◆ WHAT YOU ARE ASKED TO DO
Search the material and gather each line with "this" in it.

Rows from a dataset of charts and code:

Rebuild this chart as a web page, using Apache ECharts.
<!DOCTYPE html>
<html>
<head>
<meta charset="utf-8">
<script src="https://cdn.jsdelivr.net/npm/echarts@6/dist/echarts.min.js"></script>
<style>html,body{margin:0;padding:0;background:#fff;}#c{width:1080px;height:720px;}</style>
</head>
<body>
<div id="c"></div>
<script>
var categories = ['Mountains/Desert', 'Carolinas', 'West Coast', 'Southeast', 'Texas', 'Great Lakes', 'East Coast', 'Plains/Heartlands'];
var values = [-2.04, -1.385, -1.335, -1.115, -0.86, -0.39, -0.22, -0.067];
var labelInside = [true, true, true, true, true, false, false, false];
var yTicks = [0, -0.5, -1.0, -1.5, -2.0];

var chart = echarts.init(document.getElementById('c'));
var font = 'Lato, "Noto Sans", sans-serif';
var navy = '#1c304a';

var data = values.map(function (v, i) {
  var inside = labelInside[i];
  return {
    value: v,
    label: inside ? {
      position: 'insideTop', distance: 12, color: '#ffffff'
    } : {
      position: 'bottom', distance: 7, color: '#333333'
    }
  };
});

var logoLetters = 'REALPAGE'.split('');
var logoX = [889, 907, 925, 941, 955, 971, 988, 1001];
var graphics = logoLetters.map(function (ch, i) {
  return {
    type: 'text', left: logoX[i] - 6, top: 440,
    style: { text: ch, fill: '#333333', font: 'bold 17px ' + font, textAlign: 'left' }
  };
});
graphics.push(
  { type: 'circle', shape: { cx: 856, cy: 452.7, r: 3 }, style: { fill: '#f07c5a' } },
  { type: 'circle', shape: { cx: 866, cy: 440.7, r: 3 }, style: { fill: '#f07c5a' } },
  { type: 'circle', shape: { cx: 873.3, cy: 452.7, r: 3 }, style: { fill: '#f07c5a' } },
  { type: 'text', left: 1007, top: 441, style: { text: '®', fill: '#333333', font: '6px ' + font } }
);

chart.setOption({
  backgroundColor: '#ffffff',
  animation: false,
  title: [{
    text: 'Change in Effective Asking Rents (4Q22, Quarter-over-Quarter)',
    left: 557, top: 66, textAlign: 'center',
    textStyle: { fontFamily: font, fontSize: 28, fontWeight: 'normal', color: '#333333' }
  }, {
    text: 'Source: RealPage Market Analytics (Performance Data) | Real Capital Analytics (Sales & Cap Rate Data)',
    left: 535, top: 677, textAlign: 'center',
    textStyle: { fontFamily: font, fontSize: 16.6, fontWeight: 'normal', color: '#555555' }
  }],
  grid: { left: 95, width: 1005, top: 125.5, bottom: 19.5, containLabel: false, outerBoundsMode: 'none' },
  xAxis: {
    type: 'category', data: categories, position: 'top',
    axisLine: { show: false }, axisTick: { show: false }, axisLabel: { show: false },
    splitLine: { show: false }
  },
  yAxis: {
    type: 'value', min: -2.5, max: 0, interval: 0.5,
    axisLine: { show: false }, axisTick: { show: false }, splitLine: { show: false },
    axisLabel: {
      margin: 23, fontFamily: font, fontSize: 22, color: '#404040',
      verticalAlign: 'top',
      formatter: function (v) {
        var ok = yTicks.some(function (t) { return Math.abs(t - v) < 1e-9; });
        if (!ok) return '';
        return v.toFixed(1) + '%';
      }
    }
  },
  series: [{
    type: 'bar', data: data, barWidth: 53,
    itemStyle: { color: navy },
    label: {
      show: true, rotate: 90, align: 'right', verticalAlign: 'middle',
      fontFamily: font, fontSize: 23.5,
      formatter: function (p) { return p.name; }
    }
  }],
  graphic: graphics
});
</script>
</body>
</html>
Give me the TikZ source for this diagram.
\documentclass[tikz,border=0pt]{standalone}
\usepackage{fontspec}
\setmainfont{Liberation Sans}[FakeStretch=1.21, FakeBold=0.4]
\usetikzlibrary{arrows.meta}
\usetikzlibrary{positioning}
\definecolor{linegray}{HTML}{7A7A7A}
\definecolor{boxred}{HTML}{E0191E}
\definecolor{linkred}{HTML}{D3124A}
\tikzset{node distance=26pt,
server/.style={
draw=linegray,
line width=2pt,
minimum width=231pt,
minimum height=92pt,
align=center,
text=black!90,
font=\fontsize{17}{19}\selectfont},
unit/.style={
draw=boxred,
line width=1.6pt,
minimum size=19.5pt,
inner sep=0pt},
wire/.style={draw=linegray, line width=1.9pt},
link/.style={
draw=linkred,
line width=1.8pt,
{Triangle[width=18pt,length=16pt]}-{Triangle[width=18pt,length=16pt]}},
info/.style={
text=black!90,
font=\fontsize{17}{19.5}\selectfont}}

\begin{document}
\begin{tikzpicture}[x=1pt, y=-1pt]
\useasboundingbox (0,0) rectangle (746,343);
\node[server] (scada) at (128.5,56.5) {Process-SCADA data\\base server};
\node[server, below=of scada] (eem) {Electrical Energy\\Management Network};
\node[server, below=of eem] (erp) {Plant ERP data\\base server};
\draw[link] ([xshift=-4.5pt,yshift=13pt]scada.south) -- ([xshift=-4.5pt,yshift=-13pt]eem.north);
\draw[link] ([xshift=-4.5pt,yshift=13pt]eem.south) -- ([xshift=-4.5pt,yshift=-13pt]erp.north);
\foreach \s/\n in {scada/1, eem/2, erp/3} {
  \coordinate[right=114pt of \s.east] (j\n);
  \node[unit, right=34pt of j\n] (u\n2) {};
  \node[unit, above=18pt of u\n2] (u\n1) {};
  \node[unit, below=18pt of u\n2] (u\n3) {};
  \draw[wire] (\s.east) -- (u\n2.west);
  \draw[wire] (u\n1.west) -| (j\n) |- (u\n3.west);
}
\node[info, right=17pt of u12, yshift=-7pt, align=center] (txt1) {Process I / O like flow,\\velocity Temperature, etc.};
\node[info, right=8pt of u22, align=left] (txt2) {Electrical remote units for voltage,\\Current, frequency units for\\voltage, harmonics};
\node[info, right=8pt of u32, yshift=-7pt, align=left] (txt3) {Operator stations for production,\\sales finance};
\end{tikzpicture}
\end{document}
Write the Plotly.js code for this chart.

◆ PROBLEM SOLUTION
Rebuild this chart as a web page, using Apache ECharts.
Give me the TikZ source for this diagram.
Write the Plotly.js code for this chart.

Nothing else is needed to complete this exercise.